人生究有何種意義,何等價值,這個問題曾費盡了西方哲學家許多心思,錯綜糾紛,終未能予以全般之解釋——這是從目的論的觀點出發的天然結果,目的論蓋認為宇宙間一切事物連同蚊蟲和窒扶斯菌在內,都是為了人類的福利而產生的。因為這個人生太痛苦,太慘愁,殆無法創設一完善之解答以滿足人類的自尊心。目的論因是又轉移到第二個人生,這個現世的塵俗的生命因是被看作下一世生命的準備。這種學理與蘇格拉底(Socrates)的邏輯相符合,他把悍妻視作訓練丈夫性情的天然準備。這一個論證上左右為難的閃避方法,有時給吾們的心靈以暫時底安寧。但是那永久不熄的問題又復出現:「人生究有何種意義?」尼采則毅然決然不避艱難地拒絕假定人生應有目的,而深信人類生命之進程是一個循環,人類的事業乃為無目的之野人的舞踴,非為有目的之往返於市場。但是這個問題仍不斷地出現,有似海浪之拍岸:「人生究有何種意義?」
中國人文主義者卻自信他們已會悟了人生的真正目的。從他們的會悟觀之,人生之目的並非存於死亡以後的生命,因為像基督所教訓的理想謂:人類為犧牲而生存這種思想是不可思議的;也不存於佛說之涅槃,因為這種說法太玄妙了;也不存於事功的成就,因為這種假定太虛誇了;也不存於為進步而前進的進程,因為這種說法是無意義的。人生真正的目的,中國人用一種單純而顯明的態度決定了,它存在於樂天知命以享受樸素的生活。尤其是家庭生活與和諧的社會關係。曩時,啟蒙的學童所習誦的第一首詩即為下面的一首:
雲淡風輕近午天,
傍花隨柳過前川;
時人不識余心樂,
將謂偷閒學少年。
這一首小詩不獨表現詩的情感,它同時表現著人生的「至善至德」的概念。中國人對於人生的理想是浸透於此種情感中的。

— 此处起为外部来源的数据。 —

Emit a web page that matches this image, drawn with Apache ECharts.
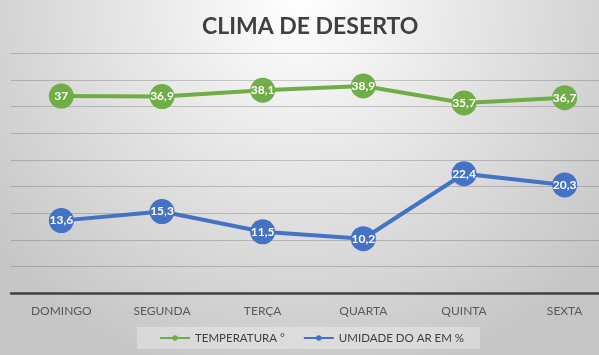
<!DOCTYPE html>
<html><head><meta charset="utf-8">
<script src="https://cdn.jsdelivr.net/npm/echarts@6/dist/echarts.min.js"></script>
<style>html,body{margin:0;padding:0;}#c{width:599px;height:355px;}</style>
</head><body><div id="c"></div>
<script>
const titleText = 'CLIMA DE DESERTO';
const categories = ['DOMINGO', 'SEGUNDA', 'TERÇA', 'QUARTA', 'QUINTA', 'SEXTA'];
const temperatura = [37, 36.9, 38.1, 38.9, 35.7, 36.7];
const umidade = [13.6, 15.3, 11.5, 10.2, 22.4, 20.3];
const seriesNames = ['TEMPERATURA °', 'UMIDADE DO AR EM %'];
const colors = ['#70AD47', '#4472C4'];

const chart = echarts.init(document.getElementById('c'), null, {renderer: 'canvas'});
const fmt = p => String(p.value).replace('.', ',');
function mk(name, data, color) {
  return {
    name, type: 'line', data, color,
    symbol: 'circle', symbolSize: 25,
    lineStyle: {width: 4, color},
    itemStyle: {color},
    label: {show: true, position: 'inside', formatter: fmt, color: '#fff',
      fontFamily: 'Lato', fontWeight: 'bold', fontSize: 12},
    emphasis: {disabled: true},
    animation: false
  };
}
chart.setOption({
  backgroundColor: {
    type: 'radial', x: 0.5, y: 0, r: 1.1,
    colorStops: [{offset: 0, color: '#ffffff'}, {offset: 1, color: '#c6c6c6'}]
  },
  title: {text: titleText, left: 197, top: 10,
    textStyle: {fontFamily: 'Lato', fontWeight: 'bold', fontSize: 23, color: '#404040'}},
  legend: {
    left: 137, top: 327, padding: [5, 16, 5, 22], itemGap: 18,
    backgroundColor: 'rgba(255,255,255,0.3)',
    itemWidth: 30, itemHeight: 7,
    textStyle: {fontFamily: 'Lato', fontSize: 11.5, color: '#404040'},
    data: seriesNames
  },
  grid: {left: 11, width: 604, top: 53.5, height: 239.5, containLabel: false, outerBoundsMode: 'none'},
  xAxis: {type: 'category', data: categories, boundaryGap: true,
    axisLine: {lineStyle: {color: '#404040', width: 2.5}},
    axisTick: {show: false},
    axisLabel: {fontFamily: 'Lato', fontSize: 12, color: '#595959', margin: 12}},
  yAxis: {type: 'value', min: 0, max: 45, interval: 5,
    axisLabel: {show: false}, axisLine: {show: false}, axisTick: {show: false},
    splitLine: {lineStyle: {color: 'rgba(0,0,0,0.18)', width: 1}}},
  series: [mk(seriesNames[0], temperatura, colors[0]), mk(seriesNames[1], umidade, colors[1])]
});
</script></body></html>
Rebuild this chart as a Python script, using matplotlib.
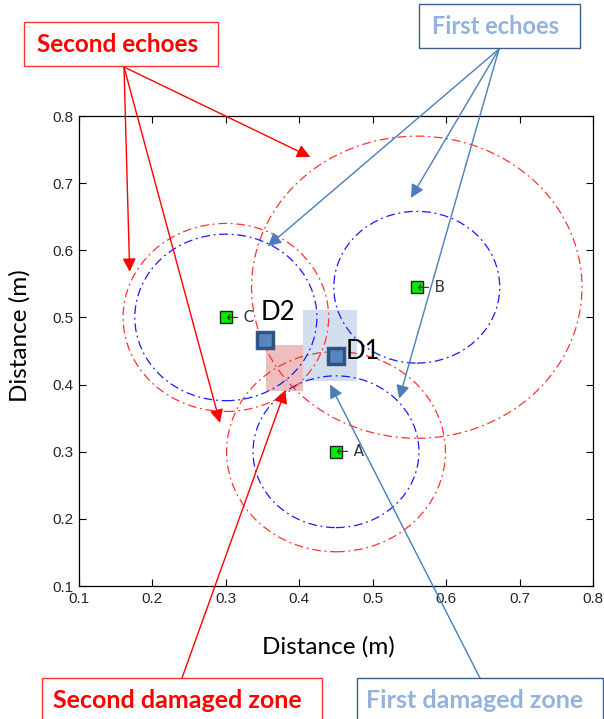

這一種人生的理想既不是懷著極大野心,也不是玄妙而不可思議,它是無尚的真理,我還得說它是放著異彩的淳樸的理想,只有腳踏實地的中國精神始能領悟之。吾人誠不解歐美人何以竟不能明瞭人生目的即在純潔而健全地享受人生。中西本質之不同好像是這樣的:西方人較長於進取與工作而拙於享受,中國人則善於享受有限之少量物質。這一個特性,吾們的集中於塵俗享樂的意識,即為宗教不能存在之原因,也就是不存在的結果。因為你倘使不相信現世此一生命的終結繫於下一世的生命的開始,天然要在這一出現世人生趣劇未了以前享受所有的一切。宗教之不存在,使此等意識之凝集尤為可能。
從這一種意識的凝集,發展了一種人文主義,它坦白地主張以人類為中心的宇宙學說而制下了一個定則:一切知識之目的,在謀人類之幸福。把一切知識人性化,殆非容易之上作,因為人類心理或有陷於歪曲迷惑之時,他的理智因而被其邏輯所驅使而使他成為自己知識的工具。是以只有用敏銳的眼光、堅定的主意,把握住人生的真正目的若可以明見者然,人文主義始克自維其生存。人文主義在擬想來世的宗教與現代之物質主義之間占一低微之地位。佛教在中國可說控制了大部分民間的思想,但忠實的孔教徒常含蓄著內在的憤怒以反抗佛教之勢力,因為佛教在人文主義者的目光中僅不過為真實人生之逃遁或竟是否定。
另一個方面,現代文明的世界方勞役於過度發展的機械文明,似無暇保障人類去享受他所製造的物質。鉛管設備在美國之發達,使人忘卻人類生活之缺乏冷熱水管者同樣可以享受幸福之事實,像在法國,在德國,許許多多人享著舒適之高齡,貢獻其重要的科學發明,寫作有價值的巨著,而他們的日常生活,固多使用著水壺和老式水盆也。這個世界好像需要一個宗教,來廣佈耶穌安患日之著名格言,並宣明一種教義:機械為服役於人而製造,非人為服役於機械而產生。總而言之,一切智慧之極點,一切知識之問題乃在於怎樣使「人」不失為「人」和他的怎樣善享其生存。